Client Case Study: Inheritance and losing benefits


Our client is the executor of a friend's estate. He has dealt with the estate including the sale of a property and the balance remaining is just over £90,000 to be shared equally between the deceased's son and daughter as per his will.

The executor is finalising the estate and made out two cheques for them. The deceased's son cashed his but the daughter hasn't and has said she doesn't want the money because she will lose her benefits. She asked our client to give it to her brother’s children, but her brother said he didn’t want them to have it.

Our client wants to know what is his legal position -is he allowed to give it to anyone he or the daughter wishes? Does he have to give it to her? 


An executor must distribute the estate in accordance with the Will and failing to do so could mean he is personally liable for any money incorrectly distributed. The executor has taken the correct steps by informing the beneficiary of her entitlement. 
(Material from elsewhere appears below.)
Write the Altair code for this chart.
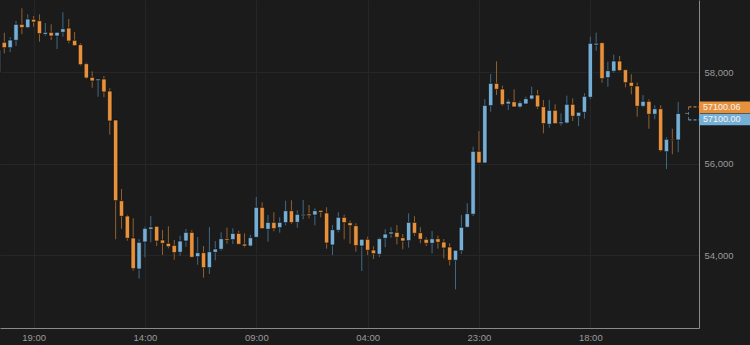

However the beneficiary is not obliged to accept an inheritance and she has two options: to "disclaim" the inheritance - meaning her share will pass to the next person entitled in the Will or to sign a "Deed of Variation" - which is where (usually within two years of the person's death) a beneficiary varies her entitlement and redirects it to whoever she chooses.

The beneficiary should take her own advice about how which option is the best for her benefits. The general position though  that is that the law is unclear as to how these options affect her benefits. Disclaiming her inheritance entirely is not a case of her receiving money then transferring all her interest to another person, so is less likely to be considered as a deprivation of capital allowing her to retain her benefits. Whereas a Deed of Variation in which she directs who receives her share (so she has authority over it) could be seen as a deprivation of capital by the Department for Work & Pensions (DWP) which could result in them assessing her as still having the money and therefore withdrawing her benefits.

The executor should demand confirmation of  which option she is pursuing. It is arguable that should the daughter refuse to accept payment or fail to co-operate, her conduct could amount to a disclaimer thereby allowing him to distribute the money in the way described above bringing the matter to a close.